O’FALLON, Mo. — A Republican colleague rebuked him on the Senate floor. A home-state newspaper editorial board declared he has “blood on his hands.” But for Josh Hawley, the Missouri senator who staged an Electoral College challenge that became the focus of a violent siege of the U.S. Capitol, the words of his political mentor were the most personal.

“Supporting Josh Hawley … was the worst decision I’ve ever made in my life,” former Missouri Sen. John Danforth told The Associated Press on Thursday. “He has consciously appealed to the worst. He has attempted to drive us apart and he has undermined public belief in our democracy. And that’s great damage.”

Aside from President Donald Trump, who roiled up supporters just before they stormed the Capitol, no politician has been more publicly blamed for Wednesday’s unprecedented assault on American democracy than Hawley. The 41-year-old first-term senator, a second-tier player through much of the Trump era, has rapidly emerged as a strident Trump ally, and may be among the most tarnished by the events of Jan. 6 for years to come.

“There will be political fallout for his actions,” said Alice Stewart, a Republican strategist and former adviser to the 2016 presidential campaign of Texas Sen. Ted Cruz, who like Hawley, drew significant criticism for pushing ahead with the Electoral College challenge.

“The initial decision to oppose the will of the people was downright wrong,” Stewart said. “The post-insurrection calculation to continue the charade is fallacious and dangerous.”

The Kansas City Star went a step further, saying in an editorial posted late Wednesday that no one other than Trump was more responsible than Hawley.

“Assault on democracy: Sen. Josh Hawley has blood on his hands in Capitol coup attempt,” read the headline of the editorial.

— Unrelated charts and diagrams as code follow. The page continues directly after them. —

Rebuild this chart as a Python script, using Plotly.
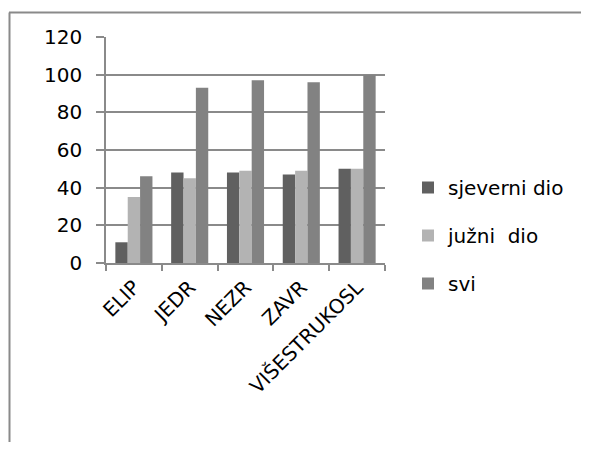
import plotly.graph_objects as go

categories = ["ELIP", "JEDR", "NEZR", "ZAVR", "VIŠESTRUKOSL"]
sjeverni = [11, 48, 48, 47, 50]
juzni = [35, 45, 49, 49, 50]
svi = [46, 93, 97, 96, 100]
series_names = ["sjeverni dio", "južni  dio", "svi"]
colors = ["#606060", "#b3b3b3", "#828282"]
y_ticks = [0, 20, 40, 60, 80, 100, 120]

font_family = "DejaVu Sans, sans-serif"

fig = go.Figure()
for i, (name, vals) in enumerate(zip(series_names, [sjeverni, juzni, svi])):
    fig.add_trace(go.Bar(
        x=categories, y=vals, name=name, marker_color=colors[i],
        marker_line_width=0, legendgroup=f"g{i}",
    ))

# page has an 8px body margin; figure coordinates = page coordinates - 8
W, H = 573, 434
L, R, T, B = 98, 196, 29, 179
pw = W - L - R
ph = H - T - B

def px_to_paper_x(px):
    return (px - L) / pw

def px_to_paper_y(py):
    return (H - B - py) / ph

line_col = "#8a8a8a"

fig.update_layout(
    width=W, height=H,
    margin=dict(l=L, r=R, t=T, b=B),
    paper_bgcolor="white", plot_bgcolor="white",
    barmode="group", bargap=0.335, bargroupgap=0,
    font=dict(family=font_family, size=20, color="#000000"),
    showlegend=True,
    legend=dict(
        x=px_to_paper_x(400), y=px_to_paper_y(160), xanchor="left", yanchor="top",
        font=dict(size=20), tracegroupgap=19, itemwidth=30,
        bgcolor="rgba(0,0,0,0)",
    ),
    xaxis=dict(
        type="category", tickangle=-45, showgrid=False,
        showline=True, linecolor=line_col, linewidth=1.5,
        ticks="outside", tickson="boundaries", ticklen=6, tickcolor=line_col,
        tickwidth=1.5, tickfont=dict(size=20), ticklabelstandoff=3,
    ),
    yaxis=dict(
        range=[0, 120], tickvals=y_ticks, showgrid=True, gridcolor=line_col,
        gridwidth=1.5, showline=True, linecolor=line_col, linewidth=1.5,
        ticks="outside", ticklen=8, tickcolor=line_col, tickwidth=1.5,
        tickfont=dict(size=20), zeroline=False, ticklabelstandoff=10,
    ),
    shapes=[
        dict(type="line", xref="paper", yref="paper",
             x0=px_to_paper_x(1), x1=px_to_paper_x(600),
             y0=px_to_paper_y(4.5), y1=px_to_paper_y(4.5),
             line=dict(color="#8a8a8a", width=2)),
        dict(type="line", xref="paper", yref="paper",
             x0=px_to_paper_x(1.5), x1=px_to_paper_x(1.5),
             y0=px_to_paper_y(4.5), y1=px_to_paper_y(460),
             line=dict(color="#8a8a8a", width=2)),
    ],
)

fig.write_html("out.html")
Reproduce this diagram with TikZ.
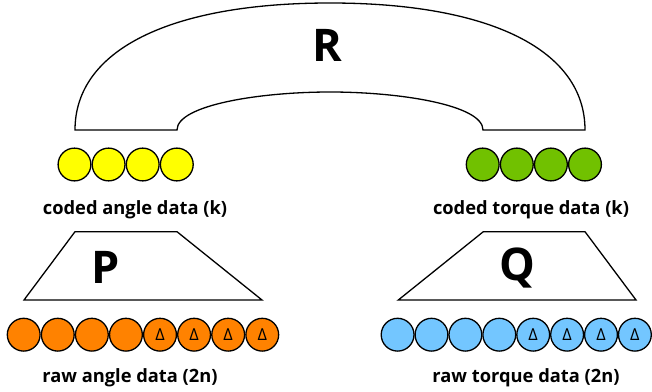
\documentclass[tikz,border=0pt]{standalone}
\usepackage{fontspec}
\setmainfont{Open Sans}
\definecolor{yel}{HTML}{FFFF00}
\definecolor{grn}{HTML}{71C100}
\definecolor{org}{HTML}{FF8200}
\definecolor{blu}{HTML}{73C6FF}
\begin{document}
\begin{tikzpicture}[x=1pt,y=-1pt,
  bead/.style={circle,draw=black,line width=1.3pt,minimum size=32.8pt,inner sep=0pt,font=\fontsize{16.5}{16.5}\selectfont},
  lbl/.style={font=\bfseries\fontsize{18.3}{20}\selectfont},
  big/.style={font=\bfseries\fontsize{45}{45}\selectfont},
  shp/.style={draw=black,line width=1.3pt,fill=white}]
\useasboundingbox (0,0) rectangle (652,391);
% top shape R
\draw[shp] (75,130) .. controls (75,50) and (170,3) .. (330,3)
  .. controls (490,3) and (585,50) .. (585,130) -- (483,130)
  .. controls (483,105) and (400,92) .. (330,92)
  .. controls (260,92) and (177,105) .. (177,130) -- cycle;
\node[big] (R) at (327,45) {R};
% coded beads
\foreach \i in {0,...,3} {
  \node[bead,fill=yel] (y\i) at ({74.5+34.1*\i},164.5) {};
  \node[bead,fill=grn] (g\i) at ({482.7+34.1*\i},164.5) {};
}
\node[lbl] (ca) at (135,210) {coded angle data (k)};
\node[lbl] (ct) at (531,210) {coded torque data (k)};
% trapezoids
\draw[shp] (75,231.7) -- (177,231.7) -- (262,300) -- (24,300) -- cycle;
\node[big] (P) at (106,267) {P};
\draw[shp] (483.3,231.7) -- (585,231.7) -- (636,300) -- (398.3,300) -- cycle;
\node[big] (Q) at (517,268) {Q};
% raw beads
\foreach \i in {0,...,3} {
  \node[bead,fill=org] (o\i) at ({23.7+34.08*\i},334.7) {};
  \node[bead,fill=blu] (b\i) at ({397.6+33.9*\i},334.7) {};
}
\foreach \i in {4,...,7} {
  \node[bead,fill=org] (o\i) at ({23.7+34.08*\i},334.7) {Δ};
  \node[bead,fill=blu] (b\i) at ({397.6+33.9*\i},334.7) {Δ};
}
\node[lbl] (ra) at (130,378) {raw angle data (2n)};
\node[lbl] (rt) at (526,378) {raw torque data (2n)};
\end{tikzpicture}
\end{document}
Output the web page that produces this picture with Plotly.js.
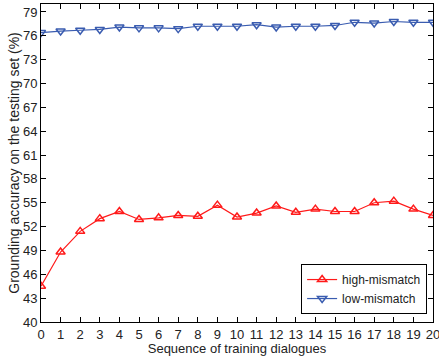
<!DOCTYPE html>
<html><head><meta charset="utf-8">
<script src="https://cdn.plot.ly/plotly-3.0.1.min.js"></script>
<style>html,body{margin:0;padding:0;background:#fff}#chart{width:439px;height:356px}</style>
</head><body><div id="chart"></div>
<script>
const xs = [0,1,2,3,4,5,6,7,8,9,10,11,12,13,14,15,16,17,18,19,20];
const highMismatch = [44.5,48.8,51.4,53.0,53.9,52.9,53.1,53.4,53.3,54.7,53.2,53.7,54.6,53.8,54.2,53.9,53.9,55.0,55.2,54.2,53.4];
const lowMismatch = [76.4,76.6,76.7,76.8,77.1,77.0,77.0,76.9,77.2,77.2,77.2,77.4,77.1,77.2,77.2,77.3,77.7,77.6,77.8,77.7,77.7];
const yTicks = [40,43,46,49,52,55,58,61,64,67,70,73,76,79];

const font = {family:'Liberation Sans, Arial, sans-serif', size:13, color:'#222'};
const traces = [
 {x:xs, y:highMismatch, name:'high-mismatch', mode:'lines+markers',
  line:{color:'#ff1a1a', width:1.2},
  marker:{symbol:'triangle-up-open', size:8, color:'#ff1a1a', line:{width:1.5}}},
 {x:xs, y:lowMismatch, name:'low-mismatch', mode:'lines+markers',
  line:{color:'#3a5cb0', width:1.2},
  marker:{symbol:'triangle-down-open', size:8, color:'#3a5cb0', line:{width:1.5}}}
];
const layout = {
 width:439, height:356,
 margin:{l:41, r:6, t:4, b:34},
 paper_bgcolor:'#fff', plot_bgcolor:'#fff',
 font:font,
 showlegend:true,
 legend:{x:0.985, y:0.025, xanchor:'right', yanchor:'bottom', bordercolor:'#000', borderwidth:1,
   bgcolor:'#fff', font:{family:'Liberation Sans, Arial, sans-serif', size:12, color:'#222'},
   tracegroupgap:0, itemwidth:30},
 xaxis:{range:[0,20], tickmode:'array', tickvals:xs, ticks:'inside', ticklen:5, tickcolor:'#000',
   ticklabeloverflow:'allow',
   showline:true, linecolor:'#000', linewidth:1, mirror:'allticks', showgrid:false, zeroline:false,
   title:{text:'Sequence of training dialogues', font:font, standoff:2}},
 yaxis:{range:[40,80], tickmode:'array', tickvals:yTicks, ticks:'inside', ticklen:5, tickcolor:'#000',
   ticklabelstandoff:0,
   showline:true, linecolor:'#000', linewidth:1, mirror:'allticks', showgrid:false, zeroline:false,
   title:{text:'Grounding accuracy on the testing set (%)', font:{family:font.family, size:14, color:'#222'}, standoff:0}}
};
Plotly.newPlot('chart', traces, layout, {displayModeBar:false, staticPlot:true});
</script></body></html>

Hawley, who defeated Democratic Sen. Claire McCaskill in 2018, was once celebrated by the Republican establishment as a rising star. The Stanford- and Yale- educated lawyer was young, ambitious and savvy.

It surprised some when he was first to announce he would endorse false claims of fraud and take up Trump’s cause, forcing House and Senate votes that would inevitably fail and in no way alter the election’s outcome.

Support of the challenge to the electoral vote count was seen as keeping in good stead with Trump’s supporters, who dominate the Republican base.

The move instantly raised his national profile. Soon Hawley and Cruz were leading about 10 other senators in the effort — notably not winning over Sens. Ben Sasse of Nebraska or Tom Cotton of Arkansas, two other young Republicans viewed as having presidential ambitions.